Born in Galway, eldest son of Martin Morris and Julia Blake, Morris was educated at Galway College and Trinity College Dublin, graduating BA in 1847. His father was a justice of the peace, and in 1841 became the first Roman Catholic to be High Sheriff of Galway Town, an office his son also held. The Morrises were a long-established merchant family, who were one of the fourteen Tribes of Galway who dominated the town's commercial life. His mother, a doctor's daughter, died of cholera in 1837.
Legal and judicial career
After being called to the Irish bar in 1849, Morris was appointed High Sheriff of Galway Town for 1849–50. Eight years later he was made Recorder of Galway, and in 1863 became one of the country's Queen's Counsels. He was the recognized leader of the Connacht Bar, impressing clients and juries alike with his wit and commonsense. Elected to Parliament in 1865 as Liberal member for Galway,[1] Morris became a Conservative the following year when he took office in Lord Derby's administration as Solicitor-General for Ireland. Though a Roman Catholic he was a staunch supporter of the Act of Union 1800, but it is said that he was not enthusiastic about the Reform Act 1867. In late 1866 he was appointed Attorney-General for Ireland, and the following year became third Justice of the Court of Common Pleas, eventually being made its Chief Justice in 1876. As a judge, he showed the same wit and commonsense which had been his hallmarks at the Bar, and was notably impatient of legal technicalities.

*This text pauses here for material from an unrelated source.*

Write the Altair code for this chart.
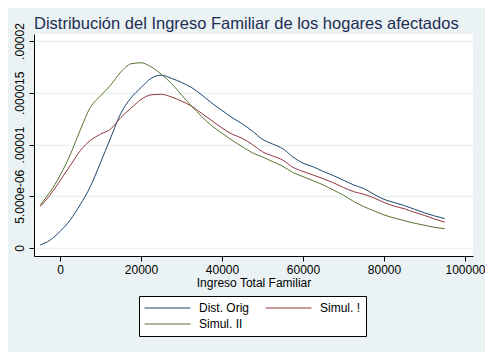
import altair as alt
import pandas as pd

# ---- data ----
income = [-4900, -2500, 0, 2500, 5000, 7500, 10000, 12500, 15000, 17500, 20000,
          22500, 25000, 27500, 30000, 32500, 35000, 37500, 40000, 42500, 45000,
          47500, 50000, 52500, 55000, 57500, 60000, 62500, 65000, 67500, 70000,
          72500, 75000, 77500, 80000, 82500, 85000, 87500, 90000, 92500, 95000]

# densities in units of 1e-6
dist_orig = [0.3, 0.75, 1.6, 2.7, 4.2, 5.95, 8.25, 10.65, 13.0, 14.5, 15.5,
             16.4, 16.7, 16.4, 16.0, 15.5, 14.8, 14.0, 13.3, 12.6, 12.0,
             11.3, 10.5, 10.05, 9.6, 8.8, 8.2, 7.85, 7.4, 7.0, 6.55,
             6.1, 5.75, 5.2, 4.7, 4.4, 4.1, 3.75, 3.4, 3.1, 2.85]
simul_1 = [4.0, 5.1, 6.5, 7.95, 9.4, 10.4, 11.0, 11.5, 12.6, 13.5, 14.35,
           14.8, 14.85, 14.6, 14.2, 13.7, 13.0, 12.3, 11.6, 11.0, 10.6,
           10.0, 9.3, 8.9, 8.5, 7.8, 7.4, 7.05, 6.7, 6.3, 5.85,
           5.45, 5.2, 4.85, 4.4, 4.05, 3.8, 3.45, 3.15, 2.8, 2.5]
simul_2 = [4.15, 5.4, 7.0, 9.0, 11.4, 13.6, 14.7, 15.75, 17.0, 17.8, 17.9,
           17.5, 16.8, 15.9, 14.8, 13.7, 12.7, 11.8, 11.1, 10.4, 9.8,
           9.2, 8.8, 8.35, 7.9, 7.3, 6.9, 6.5, 6.1, 5.6, 5.1,
           4.5, 4.0, 3.6, 3.2, 2.9, 2.65, 2.4, 2.2, 2.0, 1.86]

series_names = ["Dist. Orig", "Simul. !", "Simul. II"]
series_colors = ["#1A476F", "#90353B", "#55752F"]

x_ticks = [0, 20000, 40000, 60000, 80000, 100000]
y_ticks = [0, 0.000005, 0.00001, 0.000015, 0.00002]
y_tick_labels = ["0", "5.000e-06", ".00001", ".000015", ".00002"]

rows = []
for name, vals in zip(series_names, [dist_orig, simul_1, simul_2]):
    for xv, yv in zip(income, vals):
        rows.append({"x": xv, "y": yv * 1e-6, "serie": name})
df = pd.DataFrame(rows)

label_expr = ""
for v, lab in zip(y_ticks, y_tick_labels):
    label_expr += f"abs(datum.value - {v}) < 1e-9 ? '{lab}' : "
label_expr += "''"

bg = "#EAF2F3"
font = "Liberation Sans"

chart = alt.Chart(df).mark_line(strokeWidth=1, interpolate="monotone").encode(
    x=alt.X("x:Q",
            scale=alt.Scale(domain=[-6420, 101975], nice=False, zero=False),
            axis=alt.Axis(values=x_ticks, format="d", title="Ingreso Total Familiar",
                          grid=False, domainColor="black", tickColor="black",
                          tickSize=5, labelFontSize=12, labelColor="black",
                          labelPadding=3, titleFontSize=12, titleFontWeight="normal",
                          titleColor="black", titlePadding=2, labelFont=font, titleFont=font)),
    y=alt.Y("y:Q",
            scale=alt.Scale(domain=[-0.00000077, 0.00002068], nice=False, zero=False),
            axis=alt.Axis(values=y_ticks, labelExpr=label_expr, title=None,
                          grid=True, gridColor=bg, gridWidth=1.5,
                          domainColor="black", tickColor="black", tickSize=5,
                          labelAngle=270, labelAlign="center", labelBaseline="bottom",
                          labelFontSize=12, labelColor="black", labelPadding=3,
                          labelFont=font)),
    color=alt.Color("serie:N",
                    scale=alt.Scale(domain=series_names, range=series_colors),
                    legend=alt.Legend(title=None, orient="none", legendX=105, legendY=262,
                                      direction="horizontal",
                                      columns=2, symbolType="stroke", symbolSize=2116,
                                      symbolStrokeWidth=1, clipHeight=14,
                                      labelFontSize=12, labelFont=font, labelColor="black",
                                      labelOffset=8, columnPadding=15, rowPadding=2,
                                      padding=5, strokeColor="black", fillColor="white")),
    order=alt.Order("x:Q"),
).properties(
    width=439,
    height=222,
    title=alt.TitleParams("Distribución del Ingreso Familiar de los hogares afectados",
                          anchor="start", frame="group", fontSize=16.5, font=font,
                          fontWeight="normal", color="#1E2D53", offset=-10),
    autosize=alt.AutoSizeParams(type="none"),
    padding={"left": 26, "top": 26, "right": 12, "bottom": 96},
    background=bg,
).configure_view(
    fill="white", stroke=None
)

chart.save("out.html", embed_options={"renderer": "svg", "actions": False})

Lord Morris died at Spiddal in September 1901, aged 74, and was buried in the family vault in Bohermore Cemetery at Galway.
He married, in 1860, Anna Hughes, daughter of Henry George Hughes, Baron of the Court of Exchequer and his wife Sarah Isabella l'Estrange. She was the child of a mixed marriage, and had been brought up in the Church of Ireland. They had four sons and six daughters. The eldest son Martin Morris was an MP and succeeded in the barony of Killanin and baronetcy.